What stands out most is how we’ve been agile to refocus on priorities and to adapt to new ways of working to be more efficient and effective.

New priorities and new investment

Over the last year we’ve seen some big moves in the transport sector – a new 10-year strategic direction via the Government Policy Statement 2024 (GPS 2024) and along with it record levels of future investment in our land transport network. This brings a new focus and a number of opportunities for the NZTA and the wider sector.

In September last year the 2024-27 National Land Transport Programme (NLTP) outlined how the NZTA and its local government partners will deliver on the priorities of the GPS 2024 over the next three years. It’s a blueprint for what will be a key focus and determines how much funding is available. 

Via the NLTP, a record $32.9 billion investment will be focussed on transport priorities to drive economic growth and productivity, safety, value for money and improve maintenance and renewals. 

Focus on maintenance and renewals

Road maintenance is a key focus with $4.3 billion being invested into state highway maintenance to improve the overall condition of the network. In response, we expect to complete at least 2100 lane kilometres of road rebuilding and resealing over the 2024/25 summer maintenance and renewals season. 

Many of you are involved in this work and will know that we are taking a different approach this year – we’re investing in longer lasting, high-quality road rebuild treatments. These are more intensive and take longer to complete than just resealing the road. This means road users will see more worksites on the network across the country this summer, and potentially more disruption on local roads.     

State Highway 1 between Tirau and Waiouru is one example – this is an accelerated programme of work with four years’ of renewals condensed into 16 months by closing sections of the state highway to complete long stretches of renewals.

Last year also saw dedicated investment and funding for pothole repairs and we’ve consistently met our new targets since they were set in July. During winter 2024 we saw the use of new materials, such as pre-fabricated patches and new machinery, that help create longer-term solutions and reduce the need to return to the same location multiple times over winter.

What to expect for 2025

For the rest of the year, we expect our transport networks to be busier than ever delivering a bigger maintenance and capital works programme. 

One of the biggest priorities announced during 2024 was the Roads of National Significance (RoNS) programme. 

This is an ambitious 10-year pipeline of work that gives the sector clarity to plan ahead but also requires NZTA, its contractors and the wider sector to work consistently together to deliver efficiently, effectively and at pace. 

The scale of delivery is unprecedented with construction expected to start on seven of the 17 RoNS projects within the next three years. To meet this ambition we’re working closely with our contractors and suppliers to develop a construction pipeline to deliver these projects that will take a phased approach to balance resource, capability and capacity. 
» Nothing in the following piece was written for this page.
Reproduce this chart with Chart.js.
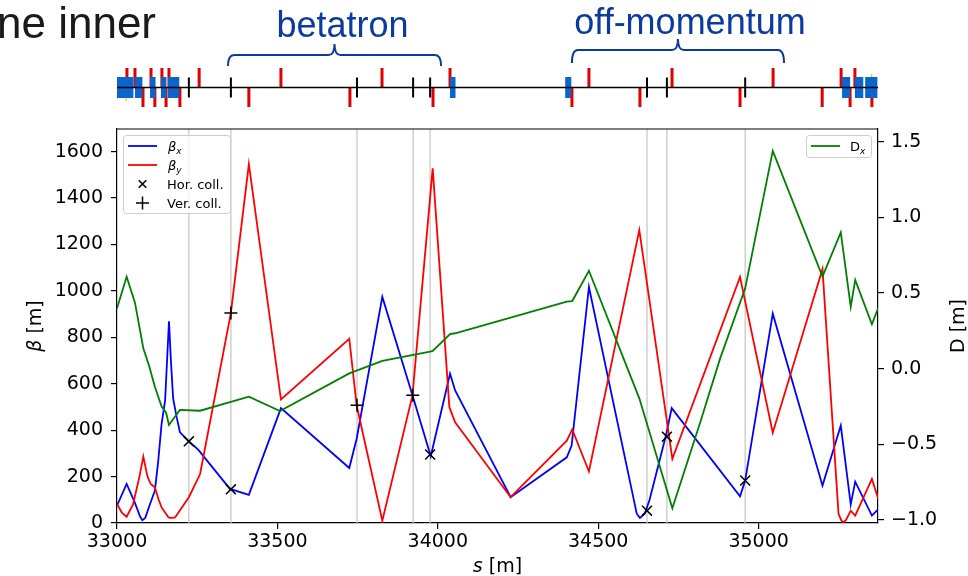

I’m pleased to say we’ve made some significant progress already. Activities underway include market engagement for the Northland Corridor, enabling works on the Hawkes Bay Expressway, geotechnical investigations on Warkworth to Te Hana and Cambridge to Piarere, and the Request for Tender for the detailed design of the Belfast to Pegasus motorway and the Woodend Bypass. 

For the rest of 2025, we expect to complete all the investment cases for all RoNS projects by June. We’ve mapped out milestones for when we lodge the consents for Takitimu North Link Stage 2, and we expect to start construction on Otaki to North of Levin, the main works of the Hawke’s Bay Expressway, and the Omanawa Bridge replacement.   

In the maintenance space, we know winter 2025 will see a return to focus on maintenance and pothole repairs to ensure Kiwis have a state highway network that is safe and accessible.

We’re also rolling out our new model for maintenance contracts with the Request for Tender procurement of our Integrated Delivery Model starting from next month, February 2025.

Clearly 2025 will be another busy year – I look forward to continuing to work with you.